What the Methodist Church in India Believes

God is one in the unity of this Godhead, there are the Father, the Son and the Holy Spirit- three persons of one substance.

The Son who has the same divine nature as the Father born of the Virgin truly Mary. In Him, the Godhead and the manhood are joined together in one person. He truly suffered, was crucified, dead and buried to reconcile God to man and to be a Sacrifice for sin manifested in our nature and in our action.

Christ rose again from the dead and in His resurrected glorious body. He ascended into heaven and sits at the right hand of God the Father. From there he will return to judge all human beings on Judgment Day.

The Holy Spirit is God equal to the Father and the Son.

All that is necessary for our salvation is contained in the Holy Scripture. All the books of The Old Testament are the inspired Word of God and we believe in their authority.

The Old Testament is equally accepted as Scripture and is the Word of God necessary for our Salvation through Christ.

Every human being has inherited from Adam a sinful nature and our nature is continually inclined to evil.

Because of the sinful nature inherited by Adam, we cannot turn to God and please Him by our own strength and good work. But the Grace of God through Christ works in our lives and enables us to choose God. 

We are justified by faith and counted righteous before God only through the blood of our Savior and Lord Jesus Christ and not by our own works of worth.

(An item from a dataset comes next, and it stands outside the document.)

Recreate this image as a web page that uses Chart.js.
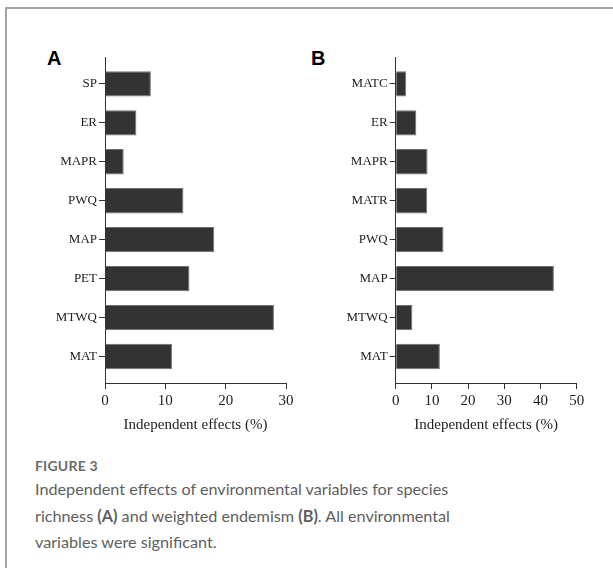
<!DOCTYPE html>
<html>
<head>
<meta charset="utf-8">
<script src="https://cdn.jsdelivr.net/npm/chart.js@4/dist/chart.umd.min.js"></script>
<style>
  html, body { margin: 0; padding: 0; background: #fff; }
  body { width: 613px; height: 568px; position: relative; overflow: hidden; }
  .frame { position: absolute; left: 5px; top: 7px; width: 800px; height: 800px; border: 2px solid #a3a3a3; box-sizing: border-box; }
  .wrap { position: absolute; }
  .panel { position: absolute; font-family: "Liberation Sans", Arial, sans-serif; font-weight: bold; font-size: 20px; color: #000; }
  .figlabel { position: absolute; left: 35px; top: 457px; font-family: Lato, "Open Sans", sans-serif; font-weight: 700; font-size: 14px; color: #6b6b6b; letter-spacing: 0.2px; }
  .caption { position: absolute; left: 35px; top: 476px; font-family: Lato, "Open Sans", sans-serif; font-size: 16.2px; line-height: 26.5px; color: #5e5e5e; white-space: nowrap; }
  .caption b { font-weight: 700; }
</style>
</head>
<body>
<div class="frame"></div>
<div class="panel" style="left:47px; top:47px;">A</div>
<div class="panel" style="left:311px; top:47px;">B</div>
<div class="wrap" style="left:40px; top:47px; width:260px; height:393px;"><canvas id="cA"></canvas></div>
<div class="wrap" style="left:320px; top:47px; width:270px; height:393px;"><canvas id="cB"></canvas></div>
<div class="figlabel">FIGURE 3</div>
<div class="caption">Independent effects of environmental variables for species<br>richness <b>(A)</b> and weighted endemism <b>(B)</b>. All environmental<br>variables were significant.</div>
<script>
// ---- data ----
const labelsA = ['SP', 'ER', 'MAPR', 'PWQ', 'MAP', 'PET', 'MTWQ', 'MAT'];
const valuesA = [7.6, 5.2, 3.1, 13.0, 18.1, 14.0, 28.0, 11.1];
const labelsB = ['MATC', 'ER', 'MAPR', 'MATR', 'PWQ', 'MAP', 'MTWQ', 'MAT'];
const valuesB = [2.9, 5.7, 8.8, 8.7, 13.2, 43.7, 4.6, 12.2];
const xTicksA = [0, 10, 20, 30];
const xTicksB = [0, 10, 20, 30, 40, 50];
const xTitle = 'Independent effects (%)';

const axisColor = '#333';
const textColor = '#222';
const serif = '"Liberation Serif", "Times New Roman", serif';

function makeChart(id, labels, values, xTicks, yAxisWidth, rightPad) {
  const data = values.map((v, i) => ({ x: v, y: i }));
  return new Chart(document.getElementById(id), {
    type: 'bar',
    data: {
      datasets: [{
        data: data,
        backgroundColor: '#333333',
        borderColor: '#707070',
        borderWidth: 1,
        categoryPercentage: 1,
        barPercentage: 0.65
      }]
    },
    options: {
      indexAxis: 'y',
      responsive: true,
      maintainAspectRatio: false,
      animation: false,
      layout: { padding: { top: 10, right: rightPad, bottom: 0, left: 0 } },
      plugins: { legend: { display: false }, tooltip: { enabled: false } },
      scales: {
        y: {
          type: 'linear',
          reverse: true,
          offset: false,
          min: -0.69,
          max: labels.length - 1 + 0.68,
          afterBuildTicks: (s) => { s.ticks = labels.map((_, i) => ({ value: i })); },
          afterFit: (s) => { s.width = yAxisWidth; },
          grid: { display: true, offset: false, drawOnChartArea: false, drawTicks: true, tickLength: 6, color: axisColor, lineWidth: 1 },
          border: { display: true, color: axisColor, width: 1 },
          ticks: {
            padding: 2,
            color: textColor,
            font: { family: serif, size: 13 },
            callback: (v) => labels[Math.round(v)]
          }
        },
        x: {
          type: 'linear',
          offset: false,
          min: xTicks[0],
          max: xTicks[xTicks.length - 1],
          afterBuildTicks: (s) => { s.ticks = xTicks.map(v => ({ value: v })); },
          afterFit: (s) => { s.height = 57; },
          grid: { display: true, offset: false, drawOnChartArea: false, drawTicks: true, tickLength: 6, color: axisColor, lineWidth: 1 },
          border: { display: true, color: axisColor, width: 1 },
          ticks: { padding: 3, color: textColor, font: { family: serif, size: 15 }, maxRotation: 0 },
          title: { display: true, text: xTitle, color: textColor, font: { family: serif, size: 15 }, padding: { top: 0, bottom: 6 } }
        }
      }
    }
  });
}

makeChart('cA', labelsA, valuesA, xTicksA, 65, 14);
makeChart('cB', labelsB, valuesB, xTicksB, 75.7, 13.3);
</script>
</body>
</html>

The good works are the fruits of Faith and follow after purification. They are evidences of a lively faith.

WORKS OF SUPEREROGATION

A person may willfully commit sin after he is saved. But he will be forgiven and restored by God if he repents of his sin.

The visible Church is a congregation of faithful men and women in which the pure Word of God is preached and the sacraments duly administered according to Christ’s ordinance.

The Word of God does not support the doctrine of purgatory worship or adoration of images and relics and praying to saints.

It is contrary to the Word of God and the practice of primitive Church to have public prayer in the church or to administer sacraments in tongues not understood by the people.

Sacraments are the marks of our Christian profession and also signs of God’s grace. The two sacraments ordained by our Lord in the Gospel are Baptism and the Lord’s Supper. 

Baptism is a sign of new birth and also a mark of difference distinguishing Christians from others. Christian are baptized as a sign of recovering them into the Covenant Community of God’s people. 

The Lord’s Supper is the Sacrament of our redemption by Christ’s death. By participating in this by faith, we affirm and appropriate the benefits that come through the broken Body of Christ and His shed Blood. We do not believe that the bread and the wine are actually changed to Christ’s Body and the Blood in the Lord’s Supper and that the cup of the Lord should be denied to the Lay people. Both the bread and the wine are to be administered to all Christians alike.

In the Lord’s Supper, we remember with thanks giving the offering that Christ made once for all for the propitiation and satisfaction for the sins of the whole world. The offering of Christ is not be repeated again and again.

Sanctification is a process where the believer grows in holiness and in the love of Christ by the indwelling of the Holy Spirit thus setting him free the guilt of sin, the pollution of sin and the power of sin enabling him to love God with all his heart and to walk in His Holy Commandments.